→ Task to complete
From the first line of the data below through the line bearing "(0,0) rectangle (630,722);", reproduce each line exactly; do not include pictures.

→ Dataset section
====================

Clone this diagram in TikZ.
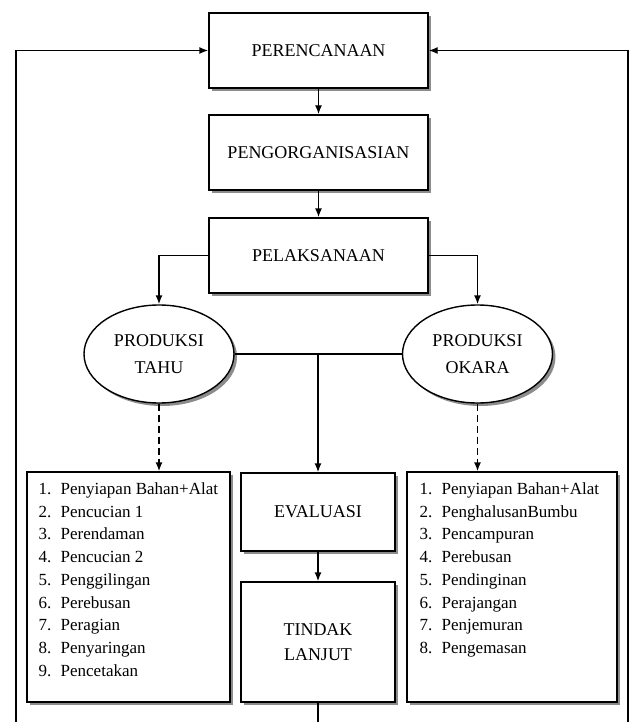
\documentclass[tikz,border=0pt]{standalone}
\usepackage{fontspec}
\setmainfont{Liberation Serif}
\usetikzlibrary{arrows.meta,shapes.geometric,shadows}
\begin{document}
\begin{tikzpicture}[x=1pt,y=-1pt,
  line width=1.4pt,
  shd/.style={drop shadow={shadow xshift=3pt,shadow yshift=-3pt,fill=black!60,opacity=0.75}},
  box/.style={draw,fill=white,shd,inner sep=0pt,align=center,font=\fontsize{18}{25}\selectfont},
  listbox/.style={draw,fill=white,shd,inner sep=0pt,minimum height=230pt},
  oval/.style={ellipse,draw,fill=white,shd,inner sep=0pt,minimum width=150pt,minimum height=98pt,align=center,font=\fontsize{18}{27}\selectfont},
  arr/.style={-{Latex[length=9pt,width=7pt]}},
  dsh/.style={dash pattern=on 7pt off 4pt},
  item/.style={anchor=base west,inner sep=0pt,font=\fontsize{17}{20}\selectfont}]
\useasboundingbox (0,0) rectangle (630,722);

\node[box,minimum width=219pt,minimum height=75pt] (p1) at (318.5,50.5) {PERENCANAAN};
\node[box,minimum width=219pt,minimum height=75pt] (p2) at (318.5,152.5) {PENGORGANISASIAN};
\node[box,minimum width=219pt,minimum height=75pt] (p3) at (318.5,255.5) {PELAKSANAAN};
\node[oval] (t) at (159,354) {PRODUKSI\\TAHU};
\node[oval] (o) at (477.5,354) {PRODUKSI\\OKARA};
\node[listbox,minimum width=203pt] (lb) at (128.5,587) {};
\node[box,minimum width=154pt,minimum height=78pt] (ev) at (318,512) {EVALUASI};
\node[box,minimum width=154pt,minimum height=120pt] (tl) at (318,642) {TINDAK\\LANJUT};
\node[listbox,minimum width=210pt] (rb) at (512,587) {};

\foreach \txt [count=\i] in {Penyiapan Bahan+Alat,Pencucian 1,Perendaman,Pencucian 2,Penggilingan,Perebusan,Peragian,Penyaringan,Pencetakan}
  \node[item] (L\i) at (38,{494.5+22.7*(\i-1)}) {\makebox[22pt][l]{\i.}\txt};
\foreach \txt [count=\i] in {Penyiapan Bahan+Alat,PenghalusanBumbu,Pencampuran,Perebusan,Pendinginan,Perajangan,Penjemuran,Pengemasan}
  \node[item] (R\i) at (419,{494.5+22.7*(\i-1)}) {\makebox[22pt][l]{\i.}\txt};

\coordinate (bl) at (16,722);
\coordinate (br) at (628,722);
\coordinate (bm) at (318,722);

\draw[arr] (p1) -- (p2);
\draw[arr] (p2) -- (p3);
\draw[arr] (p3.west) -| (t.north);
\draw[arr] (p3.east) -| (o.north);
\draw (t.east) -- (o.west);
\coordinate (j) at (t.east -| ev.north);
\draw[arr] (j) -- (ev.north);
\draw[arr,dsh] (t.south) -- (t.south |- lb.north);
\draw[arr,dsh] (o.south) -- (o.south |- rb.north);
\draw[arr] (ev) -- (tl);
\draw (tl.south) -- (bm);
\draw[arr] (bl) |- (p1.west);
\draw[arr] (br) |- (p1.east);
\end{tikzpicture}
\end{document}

====================

→ Exercise answer
Clone this diagram in TikZ.
\documentclass[tikz,border=0pt]{standalone}
\usepackage{fontspec}
\setmainfont{Liberation Serif}
\usetikzlibrary{arrows.meta,shapes.geometric,shadows}
\begin{document}
\begin{tikzpicture}[x=1pt,y=-1pt,
  line width=1.4pt,
  shd/.style={drop shadow={shadow xshift=3pt,shadow yshift=-3pt,fill=black!60,opacity=0.75}},
  box/.style={draw,fill=white,shd,inner sep=0pt,align=center,font=\fontsize{18}{25}\selectfont},
  listbox/.style={draw,fill=white,shd,inner sep=0pt,minimum height=230pt},
  oval/.style={ellipse,draw,fill=white,shd,inner sep=0pt,minimum width=150pt,minimum height=98pt,align=center,font=\fontsize{18}{27}\selectfont},
  arr/.style={-{Latex[length=9pt,width=7pt]}},
  dsh/.style={dash pattern=on 7pt off 4pt},
  item/.style={anchor=base west,inner sep=0pt,font=\fontsize{17}{20}\selectfont}]
\useasboundingbox (0,0) rectangle (630,722);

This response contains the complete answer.